A discussion regarding the newly released Federal Budget in Australia and the implications that the government’s plans for debt reduction will have on businesses and the economy. In an attempt to reduce government debt, higher taxes will be levied both upon businesses and consumers. Australia’s 5 largest banks will also face tax levies, which is expected to substantially help alleviate government debt. While some people seem to agree with the new budget that focuses on jobs and growths, others believe that it may choke retail sales and growth potential, while also putting businesses at higher risk of robbery and theft. The article raises a good question as to how best to reduce government debt without overtaxing businesses and stifling the economy.
Key Takeaways:
- Australian Retailers Association (ARA) executive director Russell Zimmerman said the retail industry welcomed some of the budget measures.

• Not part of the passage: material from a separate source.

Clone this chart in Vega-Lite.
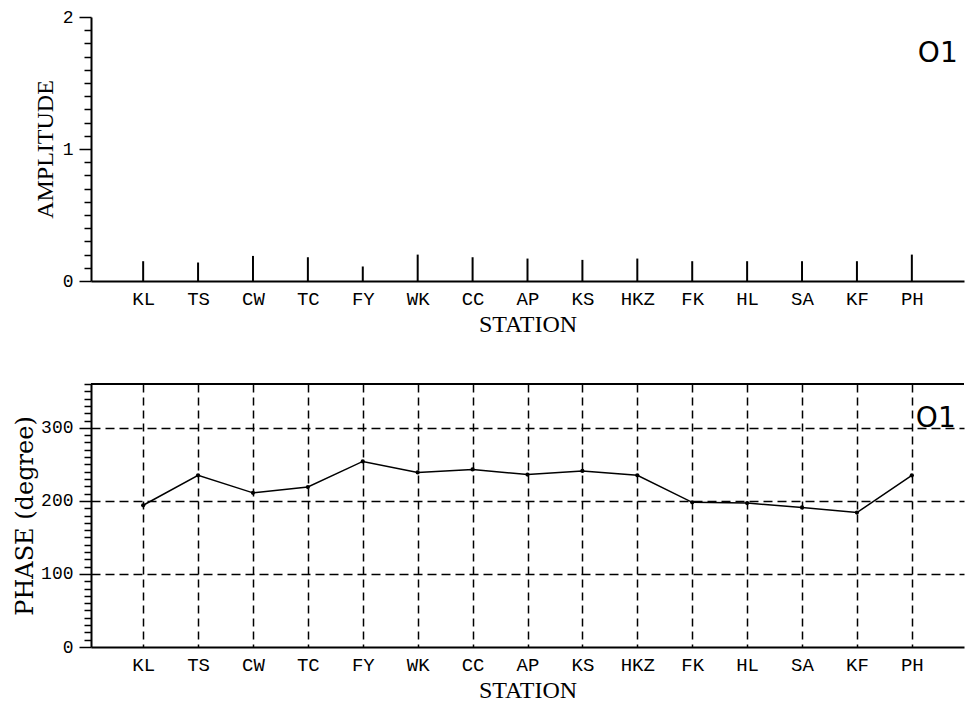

- The ARA maintained that a levy on Australia’s five biggest banks, as well as stricter regulation, will reduce Australian debt and hopefully stimulate a return to surplus.
- Stakeholders in the FMCG sector will be among those subjected to the Skilling Australians Fund levy, which will charge businesses for employing foreign workers on certain skilled visas.
“Stakeholders in the FMCG sector will be among those subjected to the Skilling Australians Fund levy, which will charge businesses for employing foreign workers on certain skilled visas.”